### Work to do
Your copy of the material below should match it exactly, except that it holds no pictures.

# Recorded data start

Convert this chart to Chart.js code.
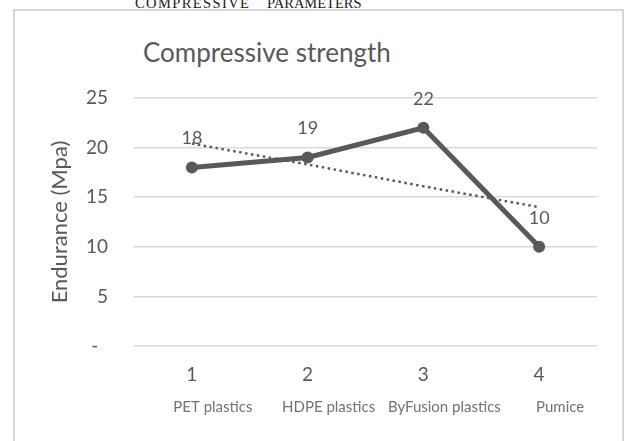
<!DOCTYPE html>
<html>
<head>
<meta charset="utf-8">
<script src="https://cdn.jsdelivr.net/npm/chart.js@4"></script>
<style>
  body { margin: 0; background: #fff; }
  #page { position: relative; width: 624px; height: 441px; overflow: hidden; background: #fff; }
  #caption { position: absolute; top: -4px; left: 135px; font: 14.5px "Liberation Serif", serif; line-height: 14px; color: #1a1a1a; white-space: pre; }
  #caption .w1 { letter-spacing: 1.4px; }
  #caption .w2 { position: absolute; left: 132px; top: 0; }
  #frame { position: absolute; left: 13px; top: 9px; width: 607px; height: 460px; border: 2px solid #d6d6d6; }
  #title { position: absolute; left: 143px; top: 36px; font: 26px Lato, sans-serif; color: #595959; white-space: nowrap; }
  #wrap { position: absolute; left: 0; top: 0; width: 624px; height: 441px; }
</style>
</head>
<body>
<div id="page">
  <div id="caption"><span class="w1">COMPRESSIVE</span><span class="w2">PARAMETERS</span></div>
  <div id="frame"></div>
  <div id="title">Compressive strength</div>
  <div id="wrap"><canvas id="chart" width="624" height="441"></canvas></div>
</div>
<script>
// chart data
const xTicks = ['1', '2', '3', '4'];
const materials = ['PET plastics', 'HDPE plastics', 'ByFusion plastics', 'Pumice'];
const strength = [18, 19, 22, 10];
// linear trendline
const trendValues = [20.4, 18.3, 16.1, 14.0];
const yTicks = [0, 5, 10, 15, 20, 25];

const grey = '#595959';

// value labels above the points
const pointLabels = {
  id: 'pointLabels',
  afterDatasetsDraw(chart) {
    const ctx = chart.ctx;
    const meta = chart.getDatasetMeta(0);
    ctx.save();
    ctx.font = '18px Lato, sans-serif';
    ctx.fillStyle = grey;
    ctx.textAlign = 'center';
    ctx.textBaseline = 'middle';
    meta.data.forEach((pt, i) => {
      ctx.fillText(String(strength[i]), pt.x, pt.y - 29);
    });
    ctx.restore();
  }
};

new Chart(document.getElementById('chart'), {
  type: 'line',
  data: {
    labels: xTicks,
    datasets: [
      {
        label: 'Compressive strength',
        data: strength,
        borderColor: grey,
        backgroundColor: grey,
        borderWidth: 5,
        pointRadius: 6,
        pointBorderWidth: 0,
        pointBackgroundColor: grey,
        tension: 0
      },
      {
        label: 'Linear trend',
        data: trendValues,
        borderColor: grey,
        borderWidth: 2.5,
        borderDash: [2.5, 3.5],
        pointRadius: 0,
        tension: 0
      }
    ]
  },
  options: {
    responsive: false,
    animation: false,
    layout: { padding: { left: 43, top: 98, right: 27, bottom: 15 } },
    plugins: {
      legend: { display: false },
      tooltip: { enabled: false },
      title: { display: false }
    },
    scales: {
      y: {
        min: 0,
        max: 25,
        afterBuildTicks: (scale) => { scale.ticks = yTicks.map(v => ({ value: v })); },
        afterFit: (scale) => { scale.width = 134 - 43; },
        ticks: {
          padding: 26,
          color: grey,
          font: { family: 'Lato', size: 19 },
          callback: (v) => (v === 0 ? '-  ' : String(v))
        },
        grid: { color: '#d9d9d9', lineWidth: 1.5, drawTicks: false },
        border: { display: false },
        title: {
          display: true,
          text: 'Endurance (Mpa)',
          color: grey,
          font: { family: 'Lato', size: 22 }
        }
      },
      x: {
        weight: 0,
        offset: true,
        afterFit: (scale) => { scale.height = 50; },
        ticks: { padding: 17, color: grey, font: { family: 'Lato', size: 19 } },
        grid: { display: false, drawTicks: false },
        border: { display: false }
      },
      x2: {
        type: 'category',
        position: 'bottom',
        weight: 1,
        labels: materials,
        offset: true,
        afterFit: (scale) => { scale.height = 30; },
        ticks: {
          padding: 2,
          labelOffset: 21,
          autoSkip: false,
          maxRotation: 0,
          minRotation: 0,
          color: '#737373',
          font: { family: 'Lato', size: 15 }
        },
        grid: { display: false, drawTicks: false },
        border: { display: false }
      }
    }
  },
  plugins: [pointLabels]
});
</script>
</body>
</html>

# Recorded data end

### Solution for this exercise
Convert this chart to Chart.js code.
<!DOCTYPE html>
<html>
<head>
<meta charset="utf-8">
<script src="https://cdn.jsdelivr.net/npm/chart.js@4"></script>
<style>
  body { margin: 0; background: #fff; }
  #page { position: relative; width: 624px; height: 441px; overflow: hidden; background: #fff; }
  #caption { position: absolute; top: -4px; left: 135px; font: 14.5px "Liberation Serif", serif; line-height: 14px; color: #1a1a1a; white-space: pre; }
  #caption .w1 { letter-spacing: 1.4px; }
  #caption .w2 { position: absolute; left: 132px; top: 0; }
  #frame { position: absolute; left: 13px; top: 9px; width: 607px; height: 460px; border: 2px solid #d6d6d6; }
  #title { position: absolute; left: 143px; top: 36px; font: 26px Lato, sans-serif; color: #595959; white-space: nowrap; }
  #wrap { position: absolute; left: 0; top: 0; width: 624px; height: 441px; }
</style>
</head>
<body>
<div id="page">
  <div id="caption"><span class="w1">COMPRESSIVE</span><span class="w2">PARAMETERS</span></div>
  <div id="frame"></div>
  <div id="title">Compressive strength</div>
  <div id="wrap"><canvas id="chart" width="624" height="441"></canvas></div>
</div>
<script>
// chart data
const xTicks = ['1', '2', '3', '4'];
const materials = ['PET plastics', 'HDPE plastics', 'ByFusion plastics', 'Pumice'];
const strength = [18, 19, 22, 10];
// linear trendline
const trendValues = [20.4, 18.3, 16.1, 14.0];
const yTicks = [0, 5, 10, 15, 20, 25];

const grey = '#595959';

// value labels above the points
const pointLabels = {
  id: 'pointLabels',
  afterDatasetsDraw(chart) {
    const ctx = chart.ctx;
    const meta = chart.getDatasetMeta(0);
    ctx.save();
    ctx.font = '18px Lato, sans-serif';
    ctx.fillStyle = grey;
    ctx.textAlign = 'center';
    ctx.textBaseline = 'middle';
    meta.data.forEach((pt, i) => {
      ctx.fillText(String(strength[i]), pt.x, pt.y - 29);
    });
    ctx.restore();
  }
};

new Chart(document.getElementById('chart'), {
  type: 'line',
  data: {
    labels: xTicks,
    datasets: [
      {
        label: 'Compressive strength',
        data: strength,
        borderColor: grey,
        backgroundColor: grey,
        borderWidth: 5,
        pointRadius: 6,
        pointBorderWidth: 0,
        pointBackgroundColor: grey,
        tension: 0
      },
      {
        label: 'Linear trend',
        data: trendValues,
        borderColor: grey,
        borderWidth: 2.5,
        borderDash: [2.5, 3.5],
        pointRadius: 0,
        tension: 0
      }
    ]
  },
  options: {
    responsive: false,
    animation: false,
    layout: { padding: { left: 43, top: 98, right: 27, bottom: 15 } },
    plugins: {
      legend: { display: false },
      tooltip: { enabled: false },
      title: { display: false }
    },
    scales: {
      y: {
        min: 0,
        max: 25,
        afterBuildTicks: (scale) => { scale.ticks = yTicks.map(v => ({ value: v })); },
        afterFit: (scale) => { scale.width = 134 - 43; },
        ticks: {
          padding: 26,
          color: grey,
          font: { family: 'Lato', size: 19 },
          callback: (v) => (v === 0 ? '-  ' : String(v))
        },
        grid: { color: '#d9d9d9', lineWidth: 1.5, drawTicks: false },
        border: { display: false },
        title: {
          display: true,
          text: 'Endurance (Mpa)',
          color: grey,
          font: { family: 'Lato', size: 22 }
        }
      },
      x: {
        weight: 0,
        offset: true,
        afterFit: (scale) => { scale.height = 50; },
        ticks: { padding: 17, color: grey, font: { family: 'Lato', size: 19 } },
        grid: { display: false, drawTicks: false },
        border: { display: false }
      },
      x2: {
        type: 'category',
        position: 'bottom',
        weight: 1,
        labels: materials,
        offset: true,
        afterFit: (scale) => { scale.height = 30; },
        ticks: {
          padding: 2,
          labelOffset: 21,
          autoSkip: false,
          maxRotation: 0,
          minRotation: 0,
          color: '#737373',
          font: { family: 'Lato', size: 15 }
        },
        grid: { display: false, drawTicks: false },
        border: { display: false }
      }
    }
  },
  plugins: [pointLabels]
});
</script>
</body>
</html>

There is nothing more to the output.